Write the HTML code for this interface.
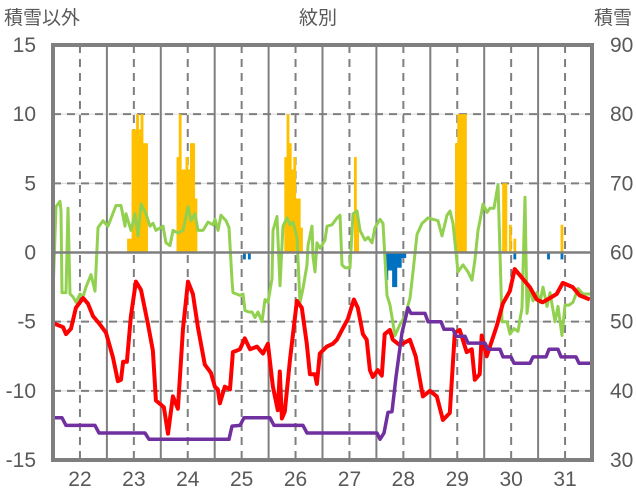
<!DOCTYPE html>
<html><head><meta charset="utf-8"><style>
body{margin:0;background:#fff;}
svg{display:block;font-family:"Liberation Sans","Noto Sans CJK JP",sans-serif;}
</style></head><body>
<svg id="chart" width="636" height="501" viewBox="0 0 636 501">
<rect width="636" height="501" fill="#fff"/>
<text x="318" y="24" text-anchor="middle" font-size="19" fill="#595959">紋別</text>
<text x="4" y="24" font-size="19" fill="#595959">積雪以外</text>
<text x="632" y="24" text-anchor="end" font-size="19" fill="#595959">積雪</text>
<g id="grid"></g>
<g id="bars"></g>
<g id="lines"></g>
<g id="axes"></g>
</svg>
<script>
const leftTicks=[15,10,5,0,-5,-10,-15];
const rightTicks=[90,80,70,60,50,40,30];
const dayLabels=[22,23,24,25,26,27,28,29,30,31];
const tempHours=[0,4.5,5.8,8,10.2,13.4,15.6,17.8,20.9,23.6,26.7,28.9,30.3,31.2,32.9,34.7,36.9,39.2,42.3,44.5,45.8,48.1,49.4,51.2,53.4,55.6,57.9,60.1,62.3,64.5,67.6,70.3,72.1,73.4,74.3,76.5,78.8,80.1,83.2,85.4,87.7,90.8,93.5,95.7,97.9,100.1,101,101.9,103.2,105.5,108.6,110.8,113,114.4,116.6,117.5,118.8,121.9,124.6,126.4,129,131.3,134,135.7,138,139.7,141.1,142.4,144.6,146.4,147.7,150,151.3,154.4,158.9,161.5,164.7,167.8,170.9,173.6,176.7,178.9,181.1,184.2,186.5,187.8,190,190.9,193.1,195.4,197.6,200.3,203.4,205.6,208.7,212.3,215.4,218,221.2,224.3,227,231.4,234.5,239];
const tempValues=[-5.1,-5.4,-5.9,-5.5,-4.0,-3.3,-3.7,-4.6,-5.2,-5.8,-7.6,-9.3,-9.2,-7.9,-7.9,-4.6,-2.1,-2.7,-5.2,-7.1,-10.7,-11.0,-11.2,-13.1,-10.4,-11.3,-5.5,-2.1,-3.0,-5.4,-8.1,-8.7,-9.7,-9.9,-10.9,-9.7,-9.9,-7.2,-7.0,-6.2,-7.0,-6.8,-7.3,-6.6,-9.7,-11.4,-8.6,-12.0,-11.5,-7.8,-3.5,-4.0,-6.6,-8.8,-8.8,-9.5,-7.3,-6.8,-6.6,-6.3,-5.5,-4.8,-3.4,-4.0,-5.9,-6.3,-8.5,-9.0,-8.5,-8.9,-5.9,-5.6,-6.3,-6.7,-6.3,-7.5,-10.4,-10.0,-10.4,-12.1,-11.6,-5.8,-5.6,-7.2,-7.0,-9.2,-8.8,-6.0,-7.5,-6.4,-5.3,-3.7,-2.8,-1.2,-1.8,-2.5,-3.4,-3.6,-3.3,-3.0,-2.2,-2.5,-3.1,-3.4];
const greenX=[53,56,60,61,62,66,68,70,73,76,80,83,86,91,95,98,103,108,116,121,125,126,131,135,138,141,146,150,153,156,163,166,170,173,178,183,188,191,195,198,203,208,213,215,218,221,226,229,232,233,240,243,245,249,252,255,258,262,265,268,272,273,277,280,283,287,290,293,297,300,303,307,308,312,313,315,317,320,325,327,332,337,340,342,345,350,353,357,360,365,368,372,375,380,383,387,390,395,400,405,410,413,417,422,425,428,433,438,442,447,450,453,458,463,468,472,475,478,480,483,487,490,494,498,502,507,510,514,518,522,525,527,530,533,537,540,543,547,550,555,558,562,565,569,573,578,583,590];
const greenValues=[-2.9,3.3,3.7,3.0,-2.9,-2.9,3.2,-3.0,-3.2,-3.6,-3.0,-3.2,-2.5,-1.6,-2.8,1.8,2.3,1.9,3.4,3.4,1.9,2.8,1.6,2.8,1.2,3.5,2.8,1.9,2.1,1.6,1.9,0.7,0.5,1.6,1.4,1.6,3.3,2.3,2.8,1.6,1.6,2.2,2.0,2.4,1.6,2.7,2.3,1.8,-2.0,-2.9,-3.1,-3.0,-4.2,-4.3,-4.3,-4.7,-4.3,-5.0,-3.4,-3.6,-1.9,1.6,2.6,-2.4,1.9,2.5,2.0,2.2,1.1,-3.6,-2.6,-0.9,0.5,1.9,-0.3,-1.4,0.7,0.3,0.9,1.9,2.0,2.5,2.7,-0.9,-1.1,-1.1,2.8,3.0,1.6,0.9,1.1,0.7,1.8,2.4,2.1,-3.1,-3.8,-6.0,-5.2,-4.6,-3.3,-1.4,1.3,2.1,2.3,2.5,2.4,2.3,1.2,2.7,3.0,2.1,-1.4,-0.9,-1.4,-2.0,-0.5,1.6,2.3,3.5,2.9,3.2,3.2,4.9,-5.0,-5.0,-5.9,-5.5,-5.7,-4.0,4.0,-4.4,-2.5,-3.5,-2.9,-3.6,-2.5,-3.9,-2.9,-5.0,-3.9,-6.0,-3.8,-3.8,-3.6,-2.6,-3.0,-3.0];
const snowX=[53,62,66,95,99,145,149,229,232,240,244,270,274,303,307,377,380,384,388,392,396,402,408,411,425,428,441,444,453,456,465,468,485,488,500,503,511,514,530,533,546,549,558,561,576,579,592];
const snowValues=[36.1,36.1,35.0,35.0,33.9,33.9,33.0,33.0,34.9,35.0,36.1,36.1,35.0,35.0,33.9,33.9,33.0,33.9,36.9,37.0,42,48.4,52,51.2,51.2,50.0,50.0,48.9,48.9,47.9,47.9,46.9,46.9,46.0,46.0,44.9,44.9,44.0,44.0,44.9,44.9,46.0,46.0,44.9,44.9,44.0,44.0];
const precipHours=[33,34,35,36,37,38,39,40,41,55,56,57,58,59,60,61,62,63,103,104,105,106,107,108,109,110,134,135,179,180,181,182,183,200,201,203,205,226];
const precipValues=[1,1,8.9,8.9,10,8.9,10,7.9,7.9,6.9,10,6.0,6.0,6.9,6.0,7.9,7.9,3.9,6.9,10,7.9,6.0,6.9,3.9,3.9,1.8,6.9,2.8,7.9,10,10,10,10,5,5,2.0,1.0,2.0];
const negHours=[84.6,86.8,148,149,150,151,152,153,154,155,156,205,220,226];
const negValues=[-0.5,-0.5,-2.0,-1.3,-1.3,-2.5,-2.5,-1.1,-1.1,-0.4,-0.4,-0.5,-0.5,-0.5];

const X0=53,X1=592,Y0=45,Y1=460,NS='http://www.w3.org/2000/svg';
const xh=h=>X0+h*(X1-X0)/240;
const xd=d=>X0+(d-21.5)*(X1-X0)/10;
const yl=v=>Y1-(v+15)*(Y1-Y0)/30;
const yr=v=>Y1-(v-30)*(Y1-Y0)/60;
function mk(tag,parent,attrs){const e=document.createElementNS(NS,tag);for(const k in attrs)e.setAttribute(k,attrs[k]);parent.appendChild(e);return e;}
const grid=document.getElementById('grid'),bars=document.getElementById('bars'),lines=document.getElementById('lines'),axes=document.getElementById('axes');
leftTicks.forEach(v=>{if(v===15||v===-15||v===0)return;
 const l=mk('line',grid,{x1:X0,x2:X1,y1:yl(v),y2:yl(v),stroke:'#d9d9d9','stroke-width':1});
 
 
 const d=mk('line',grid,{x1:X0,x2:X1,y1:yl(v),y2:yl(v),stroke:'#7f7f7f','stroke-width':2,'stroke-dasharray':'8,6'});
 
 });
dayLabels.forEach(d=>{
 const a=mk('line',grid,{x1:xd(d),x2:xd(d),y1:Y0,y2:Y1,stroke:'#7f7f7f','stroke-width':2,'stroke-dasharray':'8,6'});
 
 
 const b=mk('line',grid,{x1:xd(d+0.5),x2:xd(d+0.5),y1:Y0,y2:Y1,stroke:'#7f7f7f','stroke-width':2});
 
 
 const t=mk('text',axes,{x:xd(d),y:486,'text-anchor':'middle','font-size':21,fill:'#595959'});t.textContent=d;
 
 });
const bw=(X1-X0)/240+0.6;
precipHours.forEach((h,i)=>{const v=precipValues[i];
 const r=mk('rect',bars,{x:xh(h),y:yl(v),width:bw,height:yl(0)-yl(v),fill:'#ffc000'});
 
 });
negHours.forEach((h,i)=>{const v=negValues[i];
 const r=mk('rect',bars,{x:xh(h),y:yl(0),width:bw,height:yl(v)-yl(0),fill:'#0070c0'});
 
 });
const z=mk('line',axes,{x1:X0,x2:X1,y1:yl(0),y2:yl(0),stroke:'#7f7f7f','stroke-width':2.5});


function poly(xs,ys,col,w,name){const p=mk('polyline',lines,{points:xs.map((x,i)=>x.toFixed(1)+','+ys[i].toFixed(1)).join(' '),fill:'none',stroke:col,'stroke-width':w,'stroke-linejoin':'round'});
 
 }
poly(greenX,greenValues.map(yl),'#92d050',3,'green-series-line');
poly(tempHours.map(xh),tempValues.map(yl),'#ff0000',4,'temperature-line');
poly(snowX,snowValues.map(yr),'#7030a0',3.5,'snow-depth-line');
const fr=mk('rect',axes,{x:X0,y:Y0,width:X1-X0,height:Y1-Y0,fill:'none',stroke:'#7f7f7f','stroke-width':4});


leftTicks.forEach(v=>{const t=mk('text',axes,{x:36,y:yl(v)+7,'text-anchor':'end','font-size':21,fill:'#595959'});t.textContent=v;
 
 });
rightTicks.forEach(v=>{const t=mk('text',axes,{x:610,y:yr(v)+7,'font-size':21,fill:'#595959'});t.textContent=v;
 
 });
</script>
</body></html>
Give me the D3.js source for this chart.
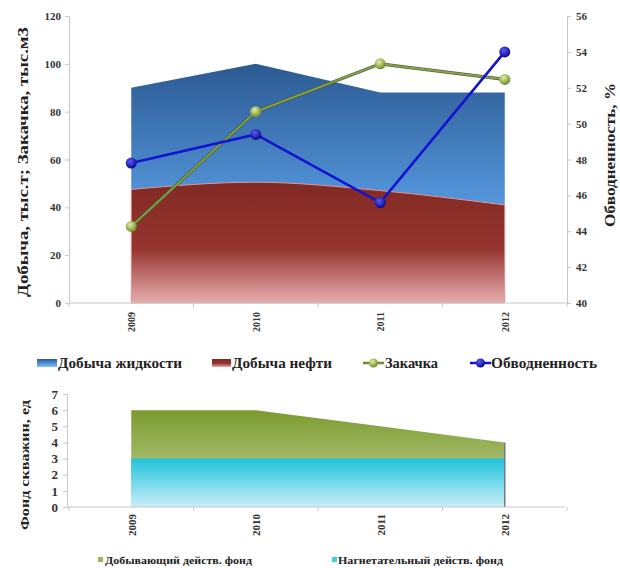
————————
§ **Set task**
Scan the records above for the string "chart", then select every line that holds it.

§ **Correct answer**
<svg id="chart" width="636" height="501" viewBox="0 0 636 501">
Give me the D3.js source for this chart.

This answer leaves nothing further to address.